RatioVLP: Ambient Light Noise Evaluation and Suppression in the Visible Light Positioning System.

Visible Light Positioning (VLP), a promising indoor positioning technique, has gained wide popularity worldwide because of its ubiquitous infrastructure, low power consumption, and high positioning precision. However, VLP systems based on photodiodes (PDs) often suffer from varying ambient light with time and space, which seriously degrades their positioning precision and robustness. In this article, we carefully evaluate the influence of the ambient light on the VLP system, which includes the reduction of positioning accuracy by varying ambient light with time and the inaccurate parameter calibration by unevenly distributed ambient light. Then, we figure out that the influence of ambient light on the Received Signals Strength (RSS) values is determined by the ambient light intensity and PD, which is independent of external factors, including distance, frequency, LED, etc. Next, we propose a new positioning framework, RatioVLP, where a ratio model that is more robust to varying ambient light with time is used. However, the ratio model is severely dependent on the lambert parameters that are vulnerable to ambient light, which reduces the framework's precision when the calibration area is unevenly covered by ambient light.
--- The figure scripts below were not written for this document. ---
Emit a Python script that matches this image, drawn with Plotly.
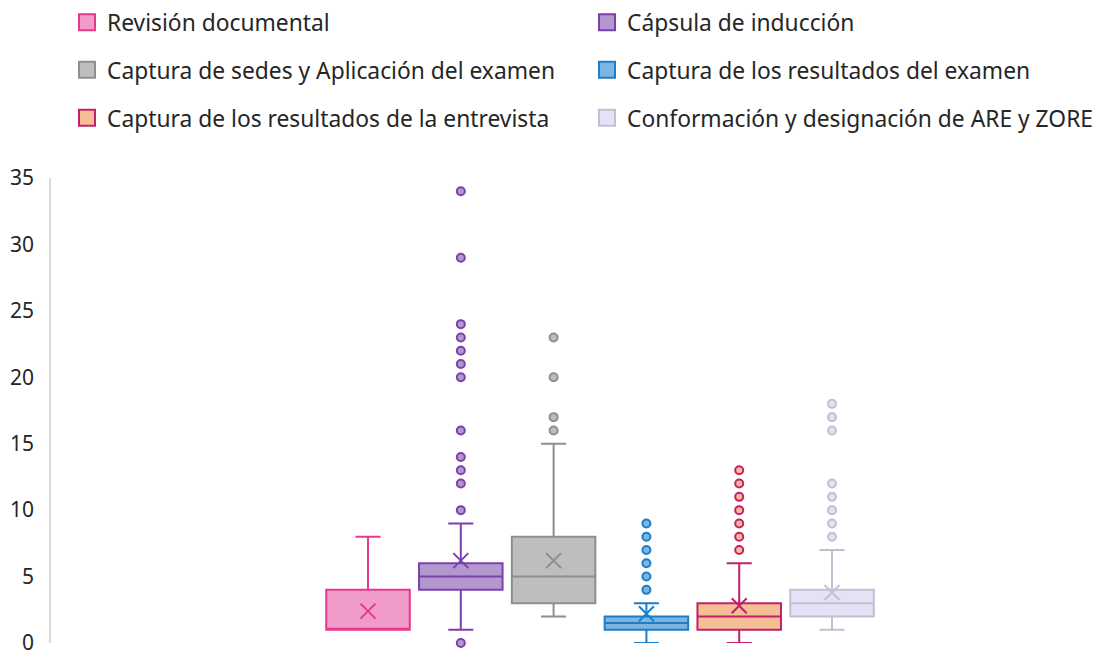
import plotly.graph_objects as go

# Series (one box per series, Excel-style box & whisker)
series = [
    "Revisión documental",
    "Cápsula de inducción",
    "Captura de sedes y Aplicación del examen",
    "Captura de los resultados del examen",
    "Captura de los resultados de la entrevista",
    "Conformación y designación de ARE y ZORE",
]

# Box statistics
q1 = [1, 4, 3, 1, 1, 2]
median = [1, 5, 5, 1.5, 2, 3]
q3 = [4, 6, 8, 2, 3, 4]
lower_whisker = [1, 1, 2, 0, 0, 1]
upper_whisker = [8, 9, 15, 3, 6, 7]
means = [2.4, 6.2, 6.2, 2.2, 2.8, 3.8]

# Outlier points per series
outliers = [
    [],
    [0, 10, 12, 13, 14, 16, 20, 21, 22, 23, 24, 29, 34],
    [16, 17, 20, 23],
    [4, 5, 6, 7, 8, 9],
    [7, 8, 9, 10, 11, 12, 13],
    [8, 9, 10, 11, 12, 16, 17, 18],
]

y_ticks = [0, 5, 10, 15, 20, 25, 30, 35]

fills = ["#F19BC9", "#B398D0", "#BEBEBE", "#7DB5E0", "#F5BE94", "#E6E1F5"]
borders = ["#E6398E", "#7E3FAE", "#8E8E8E", "#1D7DC8", "#C2206A", "#C3BED1"]

FONT = "Noto Sans"
W, H = 1099, 655

fig = go.Figure()

# legend slots: (item origin x, row centre y) in px
legend_slots = [(67, 22.5), (587, 22.5), (67, 70), (587, 70), (67, 118), (587, 118)]

for i, name in enumerate(series):
    lg = "legend" if i == 0 else f"legend{i + 1}"

    fig.add_trace(go.Box(
        x=[name], q1=[q1[i]], median=[median[i]], q3=[q3[i]],
        lowerfence=[lower_whisker[i]], upperfence=[upper_whisker[i]],
        fillcolor=fills[i], line=dict(color=borders[i], width=2),
        whiskerwidth=0.3, boxpoints=False, showlegend=False,
        name=name, legendgroup=name,
    ))

    if outliers[i]:
        fig.add_trace(go.Scatter(
            x=[name] * len(outliers[i]), y=outliers[i], mode="markers",
            marker=dict(symbol="circle", size=8, color=fills[i],
                        line=dict(color=borders[i], width=2)),
            cliponaxis=False, showlegend=False, legendgroup=name, name=name,
        ))

    # mean marker
    fig.add_trace(go.Scatter(
        x=[name], y=[means[i]], mode="markers",
        marker=dict(symbol="x-thin", size=15,
                    line=dict(color=borders[i], width=2)),
        cliponaxis=False, showlegend=False, legendgroup=name, name=name,
    ))

    # legend swatch
    fig.add_trace(go.Scatter(
        x=[None], y=[None], mode="markers", name=name, legendgroup=name,
        marker=dict(symbol="square", size=16, color=fills[i],
                    line=dict(color=borders[i], width=2)),
        showlegend=True, legend=lg,
    ))

    lx, ly = legend_slots[i]
    fig.update_layout({lg: dict(
        orientation="h", xref="container", yref="container",
        x=lx / W, y=1 - ly / H, xanchor="left", yanchor="middle",
        bgcolor="rgba(0,0,0,0)", borderwidth=0,
        font=dict(family=FONT, size=22.8, color="#262626"),
    )})

fig.update_layout(
    width=W, height=H,
    margin=dict(l=51, r=0, t=177.5, b=12, autoexpand=False),
    paper_bgcolor="white", plot_bgcolor="white",
    boxmode="overlay", boxgap=0.1, boxgroupgap=0,
    font=dict(family=FONT, size=20, color="#262626"),
    xaxis=dict(
        type="category", range=[-3.416, 7.877], automargin=False,
        showticklabels=False, showgrid=False, zeroline=False, showline=False,
    ),
    yaxis=dict(
        range=[0, 35], tickvals=y_ticks, showgrid=False, zeroline=False,
        showline=True, linecolor="#D9D9D9", linewidth=1.5, automargin=False,
        ticks="", ticklabelstandoff=11, ticklabeloverflow="allow",
        tickfont=dict(family=FONT, size=21, color="#262626"),
    ),
)

# drop the default 8px page margin so the figure sits at the window origin
fig.write_html("out.html", config={"displayModeBar": False},
               post_script="document.body.style.margin='0';")
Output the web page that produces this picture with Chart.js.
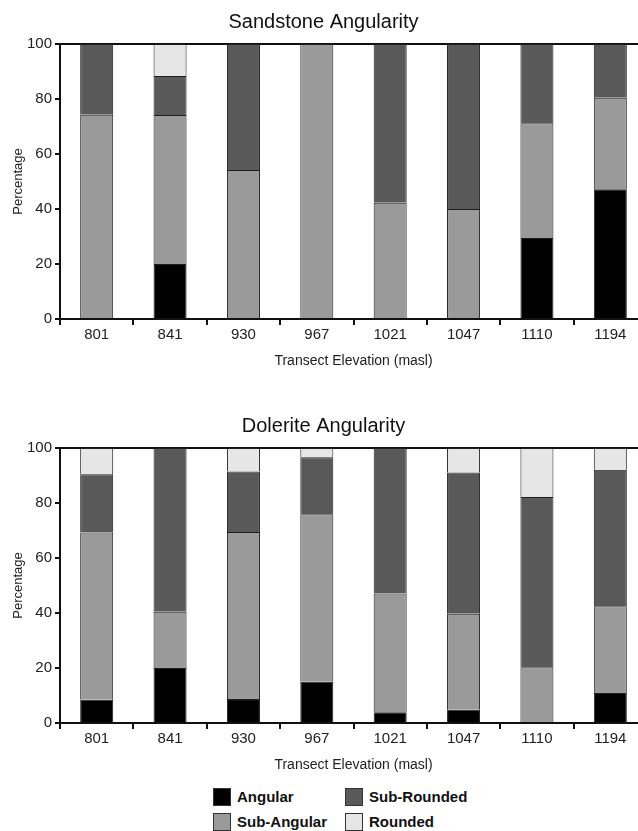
<!DOCTYPE html>
<html>
<head>
<meta charset="utf-8">
<script src="https://cdn.jsdelivr.net/npm/chart.js@4.4.1/dist/chart.umd.min.js"></script>
<style>
  body { margin: 0; background: #fff; font-family: "Liberation Sans", Arial, sans-serif; }
  .wrap { position: absolute; left: 0; width: 638px; height: 376px; overflow: hidden; }
  #legend { position: absolute; left: 213px; top: 788px; display: grid;
            grid-template-columns: 132px auto; grid-auto-rows: 17px; row-gap: 8px; }
  .item { display: flex; align-items: center; gap: 6px; font-weight: bold; font-size: 15px; color: #111; }
  .box { width: 16px; height: 16px; border: 1px solid #333; }
</style>
</head>
<body>
<div class="wrap" style="top:0"><canvas id="sandChart" width="648" height="376"></canvas></div>
<div class="wrap" style="top:404px"><canvas id="dolChart" width="648" height="376"></canvas></div>
<div id="legend"></div>

<script>
const categories = ['801', '841', '930', '967', '1021', '1047', '1110', '1194'];
const seriesNames = ['Angular', 'Sub-Angular', 'Sub-Rounded', 'Rounded'];
const seriesColors = ['#000000', '#9a9a9a', '#595959', '#e6e6e6'];

// sandstone, % per class
const sandAngular    = [0, 20, 0, 0, 0, 0, 29.5, 47.2];
const sandSubAngular = [74.3, 54.2, 54.2, 100, 42.3, 40, 41.7, 33.3];
const sandSubRounded = [25.7, 14.2, 45.8, 0, 57.7, 60, 28.8, 19.5];
const sandRounded    = [0, 11.6, 0, 0, 0, 0, 0, 0];

// dolerite, % per class
const dolAngular    = [8.5, 20, 8.7, 15, 3.9, 4.8, 0, 10.9];
const dolSubAngular = [60.8, 20.5, 60.8, 60.9, 43.2, 34.9, 20.3, 31.6];
const dolSubRounded = [21.2, 59.5, 22, 20.7, 52.9, 51.4, 61.9, 49.6];
const dolRounded    = [9.5, 0, 8.5, 3.4, 0, 8.9, 17.8, 7.9];

const yTicks = [0, 20, 40, 60, 80, 100];

function makeChart(id, title, series) {
    const ctx = document.getElementById(id).getContext('2d');
    return new Chart(ctx, {
        type: 'bar',
        data: {
            labels: categories,
            datasets: series.map((vals, i) => ({
                label: seriesNames[i],
                data: vals,
                backgroundColor: seriesColors[i],
                borderColor: '#1e1e1e',
                borderWidth: 1,
                barPercentage: 0.45,
                categoryPercentage: 1
            }))
        },
        options: {
            responsive: false,
            animation: false,
            layout: { padding: { left: 0, right: 1, top: 0, bottom: 0 } },
            plugins: {
                legend: { display: false },
                tooltip: { enabled: false },
                title: {
                    display: true,
                    text: title,
                    color: '#111',
                    font: { family: 'Liberation Sans', size: 20, weight: 'normal', lineHeight: 1.1 },
                    padding: { top: 11, bottom: 11 }
                }
            },
            scales: {
                x: {
                    stacked: true,
                    afterFit: s => { s.height = 57; },
                    border: { color: '#111', width: 2 },
                    grid: { offset: true, drawOnChartArea: false, drawTicks: true, tickLength: 6, color: '#111', lineWidth: 2 },
                    ticks: { color: '#222', padding: 1, font: { family: 'Liberation Sans', size: 15 } },
                    title: {
                        display: true,
                        text: 'Transect Elevation (masl)',
                        color: '#222',
                        font: { family: 'Liberation Sans', size: 14 },
                        padding: { top: 0, bottom: 6 }
                    }
                },
                y: {
                    stacked: true,
                    min: 0,
                    max: 100,
                    afterFit: s => { s.width = 60; },
                    afterBuildTicks: s => { s.ticks = yTicks.map(v => ({ value: v })); },
                    border: { color: '#111', width: 2 },
                    grid: {
                        drawTicks: true,
                        tickLength: 5,
                        tickColor: '#111',
                        lineWidth: 2,
                        color: c => (c.tick && c.tick.value === 100) ? '#111' : 'rgba(0,0,0,0)'
                    },
                    ticks: { color: '#222', padding: 3, font: { family: 'Liberation Sans', size: 15 } },
                    title: {
                        display: true,
                        text: 'Percentage',
                        color: '#222',
                        font: { family: 'Liberation Sans', size: 13 },
                        padding: { top: 11, bottom: 0 }
                    }
                }
            }
        }
    });
}

makeChart('sandChart', 'Sandstone Angularity', [sandAngular, sandSubAngular, sandSubRounded, sandRounded]);
makeChart('dolChart', 'Dolerite Angularity', [dolAngular, dolSubAngular, dolSubRounded, dolRounded]);

// legend laid out in two columns like the figure
const legendOrder = [0, 2, 1, 3];
const legendEl = document.getElementById('legend');
legendOrder.forEach(i => {
    const item = document.createElement('div');
    item.className = 'item';
    const box = document.createElement('span');
    box.className = 'box';
    box.style.background = seriesColors[i];
    const txt = document.createElement('span');
    txt.textContent = seriesNames[i];
    item.appendChild(box);
    item.appendChild(txt);
    legendEl.appendChild(item);
});
</script>
</body>
</html>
Thus, we design new parameters that are less sensitive to ambient light, called R parameter, to connect the RSS ratio and its corresponding distance ratio, which can strengthen the ratio model's robustness and effectively reduce the influence of ambient light on the parameter calibration process. Experimental results show that the positioning precision of the proposed method is improved by more than 50% when compared to the conventional lambert model in scenes influenced by ambient light.